Figure 11 illustrates the experimental results for parameter \(\sigma \) on Office+Caltech datasets. We plot classification accuracy of CIDA with \(\sigma \in [0.00001 \,\, 10]\) on 12 Office+Caltech datasets. As is clear from the plots, CIDA is not sensitive to the value of \(\sigma \) in most cases. Also, CIDA achieves the acceptable results with small values of \(\sigma \). Indeed, we consider \(\sigma \in [0.00001 \,\, 0.01]\) for all datasets.

Figure 12 shows the experimental results of CIDA with respect to \(\gamma \in [0.00001 10]\) on Office+Caltech datasets. The results demonstrate that CIDA is not sensitive to the value of \(\gamma \) in period \([0.00001 \,\, 0.1]\).

5.5 Convergence evaluation

The convergence property of CIDA is validated by conducting the general experiments on Office+Caltech datasets under double source domains scenario. Figure 13 indicates the classification accuracy of CIDA in 20 iterations. As is clear from the figures, CIDA is converged in 10 iteration in most cases.

6 Conclusion and future work

In this paper, we proposed a novel cross- and multiple-domains visual transfer learning via iterative Fischer linear discriminant analysis (CIDA) approach for visual domain adaptation. Compared to the existing works, CIDA is the first attempt to handle the challenges of both defective transformation and unevaluated discriminant analysis. CIDA trains a domain-invariant classifier with minimization of structural risk and customized FLDA-based adaptation. We also provide a hybrid solution to exploit the adaptive classifier.

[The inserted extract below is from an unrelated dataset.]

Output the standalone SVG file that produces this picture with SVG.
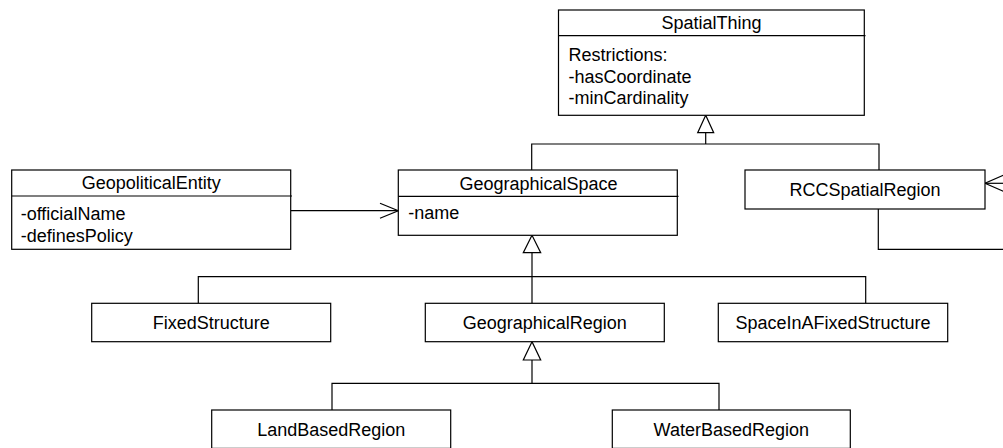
<svg xmlns="http://www.w3.org/2000/svg" width="1003" height="448" viewBox="0 0 1003 448">
<style>
.box{fill:#fff;stroke:#000;stroke-width:1.2}
.ln{fill:none;stroke:#000;stroke-width:1.2}
.tri{fill:#fff;stroke:#000;stroke-width:1.2}
text{font-family:"Liberation Sans",Arial,sans-serif;font-size:18px;fill:#000}
.c{text-anchor:middle}
</style>
<rect width="1003" height="448" fill="#fff"/>
<g id="connectors">
  <polyline class="ln" points="531.7,170 531.7,144 879,144 879,170"/>
  <line class="ln" x1="705.7" y1="132.7" x2="705.7" y2="144"/>
  <polygon class="tri" points="705.7,115.3 697.7,132.7 713.7,132.7"/>
  <polyline class="ln" points="198.3,303.3 198.3,276.7 865.7,276.7 865.7,303.3"/>
  <line class="ln" x1="532" y1="252.7" x2="532" y2="303.3"/>
  <polygon class="tri" points="532,235.3 523.3,252.7 540.7,252.7"/>
  <polyline class="ln" points="332,410 332,383.3 719,383.3 719,410"/>
  <line class="ln" x1="532" y1="360" x2="532" y2="383.3"/>
  <polygon class="tri" points="532,341.7 523.3,360 540.7,360"/>
  <line class="ln" x1="290.7" y1="210.7" x2="398.3" y2="210.7"/>
  <polyline class="ln" points="380,203.2 398.3,210.7 380,218.2"/>
  <polyline class="ln" points="878.3,209 878.3,249.3 1004,249.3"/>
  <line class="ln" x1="985" y1="183.3" x2="1004" y2="183.3"/>
  <polyline class="ln" points="1004,175 985,183.3 1004,191.6"/>
</g>
<g id="SpatialThing">
  <rect class="box" x="558.5" y="10" width="305.8" height="105.3"/>
  <line class="ln" x1="558.5" y1="35.7" x2="865.5" y2="35.7"/>
  <text class="c" x="711.5" y="29">SpatialThing</text>
  <text x="568.5" y="61">Restrictions:</text>
  <text x="568.5" y="82.7">-hasCoordinate</text>
  <text x="568.5" y="104.4">-minCardinality</text>
</g>
<g id="GeopoliticalEntity">
  <rect class="box" x="11.7" y="170" width="279" height="79.3"/>
  <line class="ln" x1="11.7" y1="196" x2="292" y2="196"/>
  <text class="c" x="151.2" y="189.3">GeopoliticalEntity</text>
  <text x="20.7" y="220">-officialName</text>
  <text x="20.7" y="241.7">-definesPolicy</text>
</g>
<g id="GeographicalSpace">
  <rect class="box" x="398.3" y="170" width="279" height="65.3"/>
  <line class="ln" x1="398.3" y1="196.3" x2="678.5" y2="196.3"/>
  <text class="c" x="538.5" y="189.5">GeographicalSpace</text>
  <text x="408.3" y="219.3">-name</text>
</g>
<g id="RCCSpatialRegion">
  <rect class="box" x="745" y="170" width="240" height="39"/>
  <text class="c" x="865" y="195.8">RCCSpatialRegion</text>
</g>
<g id="FixedStructure">
  <rect class="box" x="91.7" y="303.3" width="239" height="38.4"/>
  <text class="c" x="211.2" y="328.8">FixedStructure</text>
</g>
<g id="GeographicalRegion">
  <rect class="box" x="425.3" y="303.3" width="239" height="38.4"/>
  <text class="c" x="544.8" y="328.8">GeographicalRegion</text>
</g>
<g id="SpaceInAFixedStructure">
  <rect class="box" x="718.3" y="303.3" width="229.4" height="38.4"/>
  <text class="c" x="833" y="328.8">SpaceInAFixedStructure</text>
</g>
<g id="LandBasedRegion">
  <rect class="box" x="211.7" y="410" width="239" height="38.4"/>
  <text class="c" x="331.2" y="435.8">LandBasedRegion</text>
</g>
<g id="WaterBasedRegion">
  <rect class="box" x="612.3" y="410" width="238" height="38.4"/>
  <text class="c" x="731.3" y="435.8">WaterBasedRegion</text>
</g>
</svg>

The effectiveness of CIDA is validated from a variety of perspectives such as results, effectiveness, parameters and convergence, where its performance are compared with eight state-of-the-art baseline methods on various benchmark visual domain adaptation datasets under different scenarios. The experimental results indicate that CIDA significantly outperforms other DA methods specifically when the number of source domain increases. In the future, we plan to generalize our approach to cope with non-linear feature extraction, utilizing online transfer learning and employing inductive transfer learning.